Son derece açık ve ağır sonuçları olan, kimsenin savunamayacağı bir haksızlığa karşı tepki göstermekle doğan bir meşruiyetti varlıkları...
Bu haksızlığı telafi edecek yasal olanaklar yoktu veya kullanılmıyordu...
O halde;
Kimsenin bu analara ideolojisinin ne olduğunu, ne iş yaptığını, evladının neye hizmet ettiğini sormak gibi bir hakkı yoktu...
Militarist şiddetin karşısındaki duruşları,
Pasif barışçıl bir direnişti....
Onlar ;
İdeolojileri savunmuyorlardı ki;
Onlar ;
Hayatı savunuyorlardı...
Yaşamayı....
Kaybolan evlatlarıyla yaşlanmayı....!!!
Cumartesi Anneleri ;
Bugün, 529. Eylemlerini gerceklestirdir...
Yine bağırdılar ;
" Faili belli, kayıplarımız nerede...."
" 17- 31 Mayıs Uluslararası Gözaltında Kayıplar Haftası..."
Cumartesi Anneleri ,
17 Mayıs ' ta,
Galatasaray ' dan getirdikleri kırmızı karanfilleri ,
Sabahattin Ali' nin Sazara Köyü ormanlık alanındaki sembolik mezar taşına bırakacaklar....

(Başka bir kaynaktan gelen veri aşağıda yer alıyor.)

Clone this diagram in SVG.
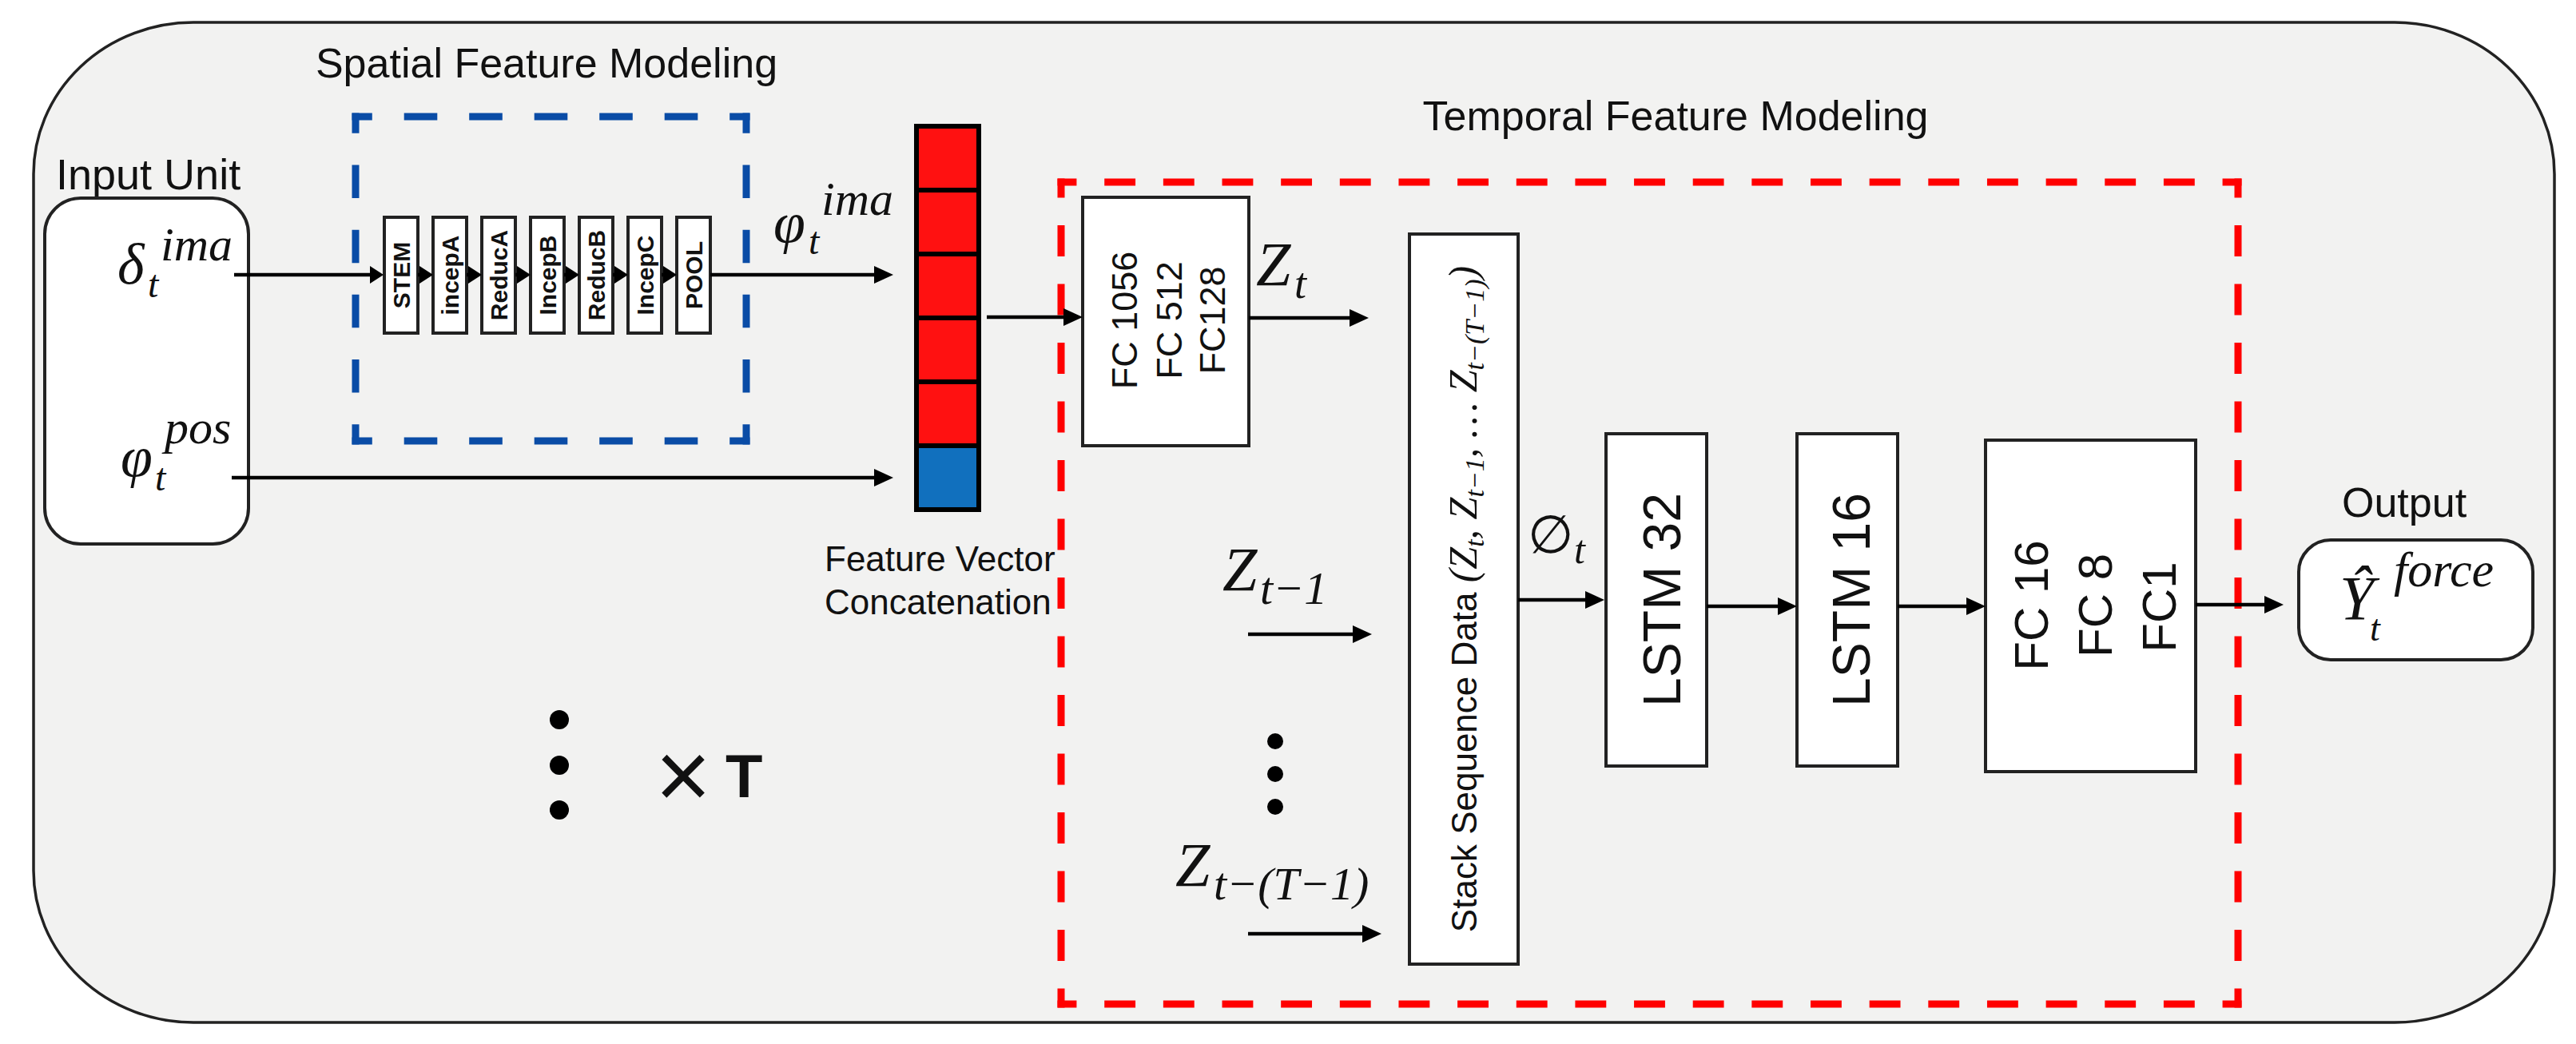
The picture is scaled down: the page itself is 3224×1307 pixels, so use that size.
<svg xmlns="http://www.w3.org/2000/svg" width="3224" height="1307" viewBox="0 0 3224 1307">
<defs>
<style>
.sans{font-family:"Liberation Sans",Arial,sans-serif;fill:#111}
.bold{font-weight:bold}
.mi{font-family:"Liberation Serif","DejaVu Serif",serif;font-style:italic;fill:#111}
.box{fill:#fff;stroke:#222;stroke-width:4}
.conn{stroke:#000;stroke-width:4.5;fill:none}
.blue{fill:none;stroke:#0A4CA6;stroke-width:9;stroke-dasharray:32 48;stroke-dashoffset:16;stroke-linecap:square}
.red{fill:none;stroke:#FF0000;stroke-width:9;stroke-dasharray:30 44;stroke-dashoffset:15;stroke-linecap:square}
.cellr{fill:#FF1111;stroke:#000;stroke-width:6}
.cellb{fill:#1170BE;stroke:#000;stroke-width:6}
</style>
<marker id="ah" markerUnits="userSpaceOnUse" markerWidth="24" markerHeight="22" refX="0" refY="11" orient="auto"><path d="M0,0 L24,11 L0,22 z" fill="#000"/></marker>
<marker id="ahs" markerUnits="userSpaceOnUse" markerWidth="17" markerHeight="22" refX="0" refY="11" orient="auto"><path d="M0,0 L17,11 L0,22 z" fill="#000"/></marker>
</defs>
<rect x="0" y="0" width="3224" height="1307" fill="#fff"/>
<rect id="frame" x="42" y="28" width="3155" height="1252" rx="200" ry="190" fill="#F2F2F1" stroke="#222" stroke-width="3.5"/>

<g id="spatial-group">
<text class="sans" x="684" y="97" font-size="52" text-anchor="middle">Spatial Feature Modeling</text>
<path class="blue" d="M445,146 H934" pathLength="480"/>
<path class="blue" d="M934,146 V552" pathLength="400"/>
<path class="blue" d="M934,552 H445" pathLength="480"/>
<path class="blue" d="M445,552 V146" pathLength="400"/>
</g>

<g id="temporal-group">
<text class="sans" x="2097" y="163" font-size="52" text-anchor="middle">Temporal Feature Modeling</text>
<path class="red" d="M1328,228 H2801" pathLength="1480"/>
<path class="red" d="M2801,228 V1257" pathLength="1036"/>
<path class="red" d="M2801,1257 H1328" pathLength="1480"/>
<path class="red" d="M1328,1257 V228" pathLength="1036"/>
</g>

<g id="input-unit">
<text class="sans" x="70" y="237" font-size="54">Input Unit</text>
<rect x="56" y="248" width="255" height="433" rx="45" fill="#fff" stroke="#222" stroke-width="4"/>
<text class="mi" x="147" y="355" font-size="72">δ</text>
<text class="mi" x="185" y="372" font-size="48">t</text>
<text class="mi" x="201" y="326" font-size="60">ima</text>
<text class="mi" x="151" y="596" font-size="72">φ</text>
<text class="mi" x="194" y="614" font-size="48">t</text>
<text class="mi" x="206" y="555" font-size="60">pos</text>
</g>

<g id="inception">
<g id="stem"><rect class="box" x="481" y="272" width="42" height="145"/><text class="sans bold" font-size="30" text-anchor="middle" transform="translate(513,344.5) rotate(-90)">STEM</text></g>
<g id="incepA"><rect class="box" x="542" y="272" width="42" height="145"/><text class="sans bold" font-size="30" text-anchor="middle" transform="translate(574,344.5) rotate(-90)">incepA</text></g>
<g id="reducA"><rect class="box" x="603" y="272" width="42" height="145"/><text class="sans bold" font-size="30" text-anchor="middle" transform="translate(635,344.5) rotate(-90)">ReducA</text></g>
<g id="incepB"><rect class="box" x="664" y="272" width="42" height="145"/><text class="sans bold" font-size="30" text-anchor="middle" transform="translate(696,344.5) rotate(-90)">IncepB</text></g>
<g id="reducB"><rect class="box" x="725" y="272" width="42" height="145"/><text class="sans bold" font-size="30" text-anchor="middle" transform="translate(757,344.5) rotate(-90)">ReducB</text></g>
<g id="incepC"><rect class="box" x="786" y="272" width="42" height="145"/><text class="sans bold" font-size="30" text-anchor="middle" transform="translate(818,344.5) rotate(-90)">IncepC</text></g>
<g id="pool"><rect class="box" x="847" y="272" width="42" height="145"/><text class="sans bold" font-size="30" text-anchor="middle" transform="translate(879,344.5) rotate(-90)">POOL</text></g>
</g>

<g id="phi-ima-label">
<text class="mi" x="968" y="303" font-size="72">φ</text>
<text class="mi" x="1012" y="318" font-size="48">t</text>
<text class="mi" x="1028" y="269" font-size="60">ima</text>
</g>

<g id="feature-vector">
<rect class="cellr" x="1147" y="158" width="78" height="80"/>
<rect class="cellr" x="1147" y="238" width="78" height="80"/>
<rect class="cellr" x="1147" y="318" width="78" height="80"/>
<rect class="cellr" x="1147" y="398" width="78" height="80"/>
<rect class="cellr" x="1147" y="478" width="78" height="80"/>
<rect class="cellb" x="1147" y="558" width="78" height="80"/>
<text class="sans" x="1032" y="715" font-size="44">Feature Vector</text>
<text class="sans" x="1032" y="769" font-size="44">Concatenation</text>
</g>

<g id="fc-encoder">
<rect class="box" x="1355" y="247" width="208" height="311"/>
<text class="sans" font-size="45" text-anchor="middle" transform="translate(1423,401) rotate(-90)">FC 1056</text>
<text class="sans" font-size="45" text-anchor="middle" transform="translate(1479,401) rotate(-90)">FC 512</text>
<text class="sans" font-size="45" text-anchor="middle" transform="translate(1533,401) rotate(-90)">FC128</text>
</g>

<g id="z-labels">
<text class="mi" x="1572" y="357" font-size="78">Z<tspan x="1620" y="373" font-size="54">t</tspan></text>
<text class="mi" x="1530" y="739" font-size="78">Z<tspan x="1577" y="756" font-size="58">t−1</tspan></text>
<text class="mi" x="1471" y="1109" font-size="78">Z<tspan x="1519" y="1126" font-size="58">t−(T−1)</tspan></text>
<circle cx="1596" cy="928" r="10" fill="#000"/>
<circle cx="1596" cy="969" r="10" fill="#000"/>
<circle cx="1596" cy="1010" r="10" fill="#000"/>
</g>

<g id="stack">
<rect class="box" x="1764" y="293" width="136" height="914"/>
<text class="sans" font-size="44" text-anchor="middle" transform="translate(1848,750) rotate(-90)">Stack Sequence Data <tspan class="mi" font-size="50">(Z</tspan><tspan class="mi" font-size="34" dy="9">t</tspan><tspan class="mi" font-size="50" dy="-9">,  Z</tspan><tspan class="mi" font-size="34" dy="9">t−1</tspan><tspan class="mi" font-size="50" dy="-9">, … Z</tspan><tspan class="mi" font-size="34" dy="9">t−(T−1)</tspan><tspan class="mi" font-size="50" dy="-9">)</tspan></text>
</g>

<g id="phi-label">
<text x="1912" y="692" font-size="66" style="font-family:'DejaVu Sans',sans-serif;fill:#111">∅</text>
<text class="mi" x="1970" y="705" font-size="50">t</text>
</g>

<g id="lstm32">
<rect class="box" x="2010" y="543" width="126" height="416"/>
<text class="sans" font-size="66" text-anchor="middle" transform="translate(2103,751) rotate(-90)">LSTM 32</text>
</g>
<g id="lstm16">
<rect class="box" x="2249" y="543" width="126" height="416"/>
<text class="sans" font-size="66" text-anchor="middle" transform="translate(2340,751) rotate(-90)">LSTM 16</text>
</g>
<g id="fc-head">
<rect class="box" x="2485" y="551" width="263" height="415"/>
<text class="sans" font-size="60" text-anchor="middle" transform="translate(2563,758) rotate(-90)">FC 16</text>
<text class="sans" font-size="60" text-anchor="middle" transform="translate(2643,758) rotate(-90)">FC 8</text>
<text class="sans" font-size="60" text-anchor="middle" transform="translate(2723,760) rotate(-90)">FC1</text>
</g>

<g id="output">
<text class="sans" x="2931" y="647" font-size="52">Output</text>
<rect x="2877" y="676" width="293" height="150" rx="40" fill="#fff" stroke="#222" stroke-width="4"/>
<text class="mi" x="2928" y="775" font-size="78">Ŷ</text>
<text class="mi" x="2966" y="802" font-size="46">t</text>
<text class="mi" x="2996" y="734" font-size="62">force</text>
</g>

<g id="repeat">
<circle cx="700" cy="901" r="12" fill="#000"/>
<circle cx="700" cy="958" r="12" fill="#000"/>
<circle cx="700" cy="1014" r="12" fill="#000"/>
<text class="sans" x="820" y="1012" font-size="120">×</text>
<text class="sans bold" x="908" y="998" font-size="76">T</text>
</g>

<g id="connectors">
<path class="conn" d="M293,344 H463" marker-end="url(#ahs)"/>
<path class="conn" d="M523,344 H525" marker-end="url(#ahs)"/>
<path class="conn" d="M584,344 H586" marker-end="url(#ahs)"/>
<path class="conn" d="M645,344 H647" marker-end="url(#ahs)"/>
<path class="conn" d="M706,344 H708" marker-end="url(#ahs)"/>
<path class="conn" d="M767,344 H769" marker-end="url(#ahs)"/>
<path class="conn" d="M828,344 H830" marker-end="url(#ahs)"/>
<path class="conn" d="M889,344 H1094" marker-end="url(#ah)"/>
<path class="conn" d="M290,598 H1094" marker-end="url(#ah)"/>
<path class="conn" d="M1235,397 H1331" marker-end="url(#ah)"/>
<path class="conn" d="M1563,398 H1689" marker-end="url(#ah)"/>
<path class="conn" d="M1562,794 H1693" marker-end="url(#ah)"/>
<path class="conn" d="M1562,1169 H1705" marker-end="url(#ah)"/>
<path class="conn" d="M1900,751 H1984" marker-end="url(#ah)"/>
<path class="conn" d="M2136,759 H2225" marker-end="url(#ah)"/>
<path class="conn" d="M2375,759 H2461" marker-end="url(#ah)"/>
<path class="conn" d="M2748,757 H2834" stroke-width="6" marker-end="url(#ah)"/>
</g>
</svg>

Sabahattin Ali' nin gözaltında kaybolduğu gerçeğini vurgulayacaklar....
Sabahattin Ali' nin;
Kadrini bilenlerini, okurlarını,
Onun özgür , eşit, adil dünya idealinin takipçilerini, kendilerine eşlik etmeye çağıracaklar.....
Adı ;
Mayıs Meydanı,
veya
Cumartesi olmuş ne farkeder....???
Anaların; her dilde çıkar sesi...
Acıları; her dilde görülebilir....!!!